In other words, let’s not focus solely on the evil in the world. Let’s not live as negative, apocalyptic reactionaries. There is time for lament, certainly. But given that we know the Man of Sorrows who has borne our grief, let’s train our minds to glimpse the beautiful, the unbroken, the rays of heaven’s sunshine upon the earth and the people Jesus is redeeming.
Paul could say this, not because he was a Pollyanna escaping reality, but because he had a greater grasp of reality than anyone who lived. A reality that says while yes, the world is broken, a man from Galilee lived, died, rose again and is now the rightful King. A new Kingdom has dawned, and light has broken in the darkness. There is a city coming whose builder and maker is God (Heb. 11:10).
Paul’s words don’t simply give us permission to smile when things are upside-down. They are a mandate to rejoice in the often barely perceptible pinpricks of grace that penetrate our canvas of evil. So let’s, without guilt:
Rejoice in the stunning hues of a sunset.
Be enraptured by the beautiful laughter of our children.
Appreciate the best artistic expressions, regardless of their source.
Enjoy our favorite sporting events.
Pursue deep friendships.
Feel the grain a well-crafted piece of furniture.
Treasure every intimate moment with our spouses.
Laugh at good jokes.
Cry at the moments that catch our breath.

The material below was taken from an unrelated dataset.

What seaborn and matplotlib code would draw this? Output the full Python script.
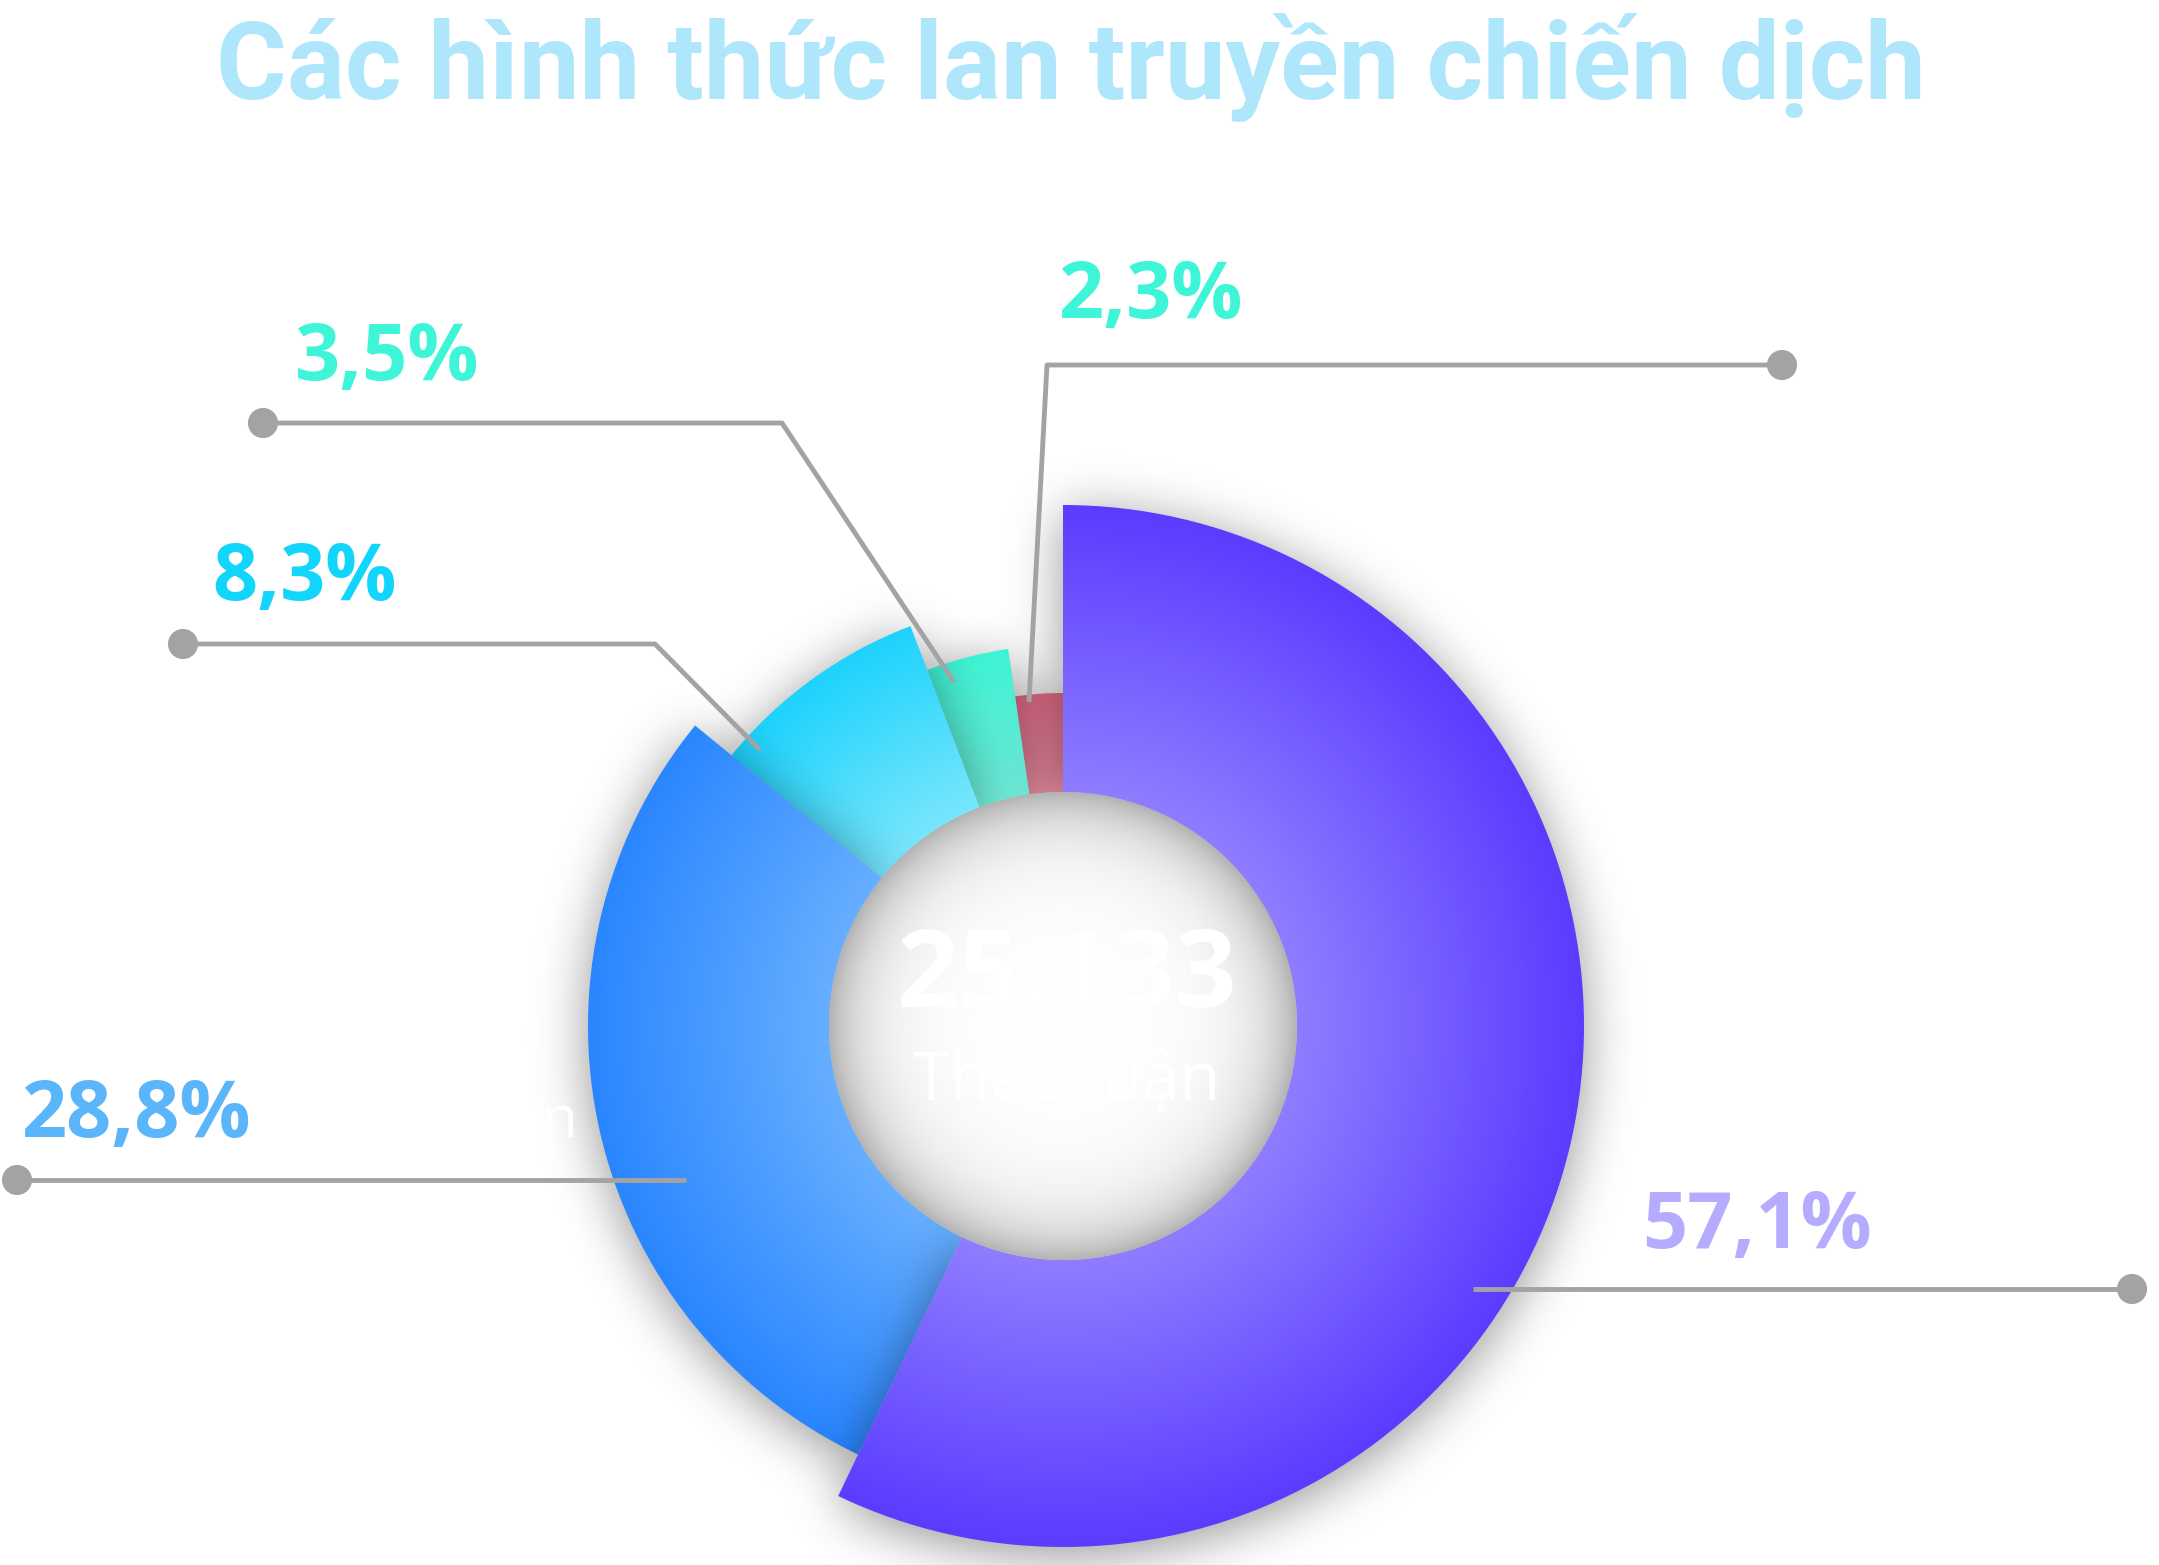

Allow the best music to flow through our ears into the deepest part of our hearts.
We can do these things, even in a world of suffering, heartache and toil. Not because we are ignorant of evil, but because we are part of his story of redemption, renewal and grace. We can do all these things to the glory of God. Why? Because anything beautiful or lovely or good can catapult our hearts into worship of the creator who made it.
Every time your child laughs and gives you joy, you can silently worship God, the giver of good gifts. And you can do this with a delicious meal, a glorious soundtrack, a delightful conversation, or anything that brings you wholesome pleasure. You can do this because every glimpse of beauty is a reflection of the one who is beautiful.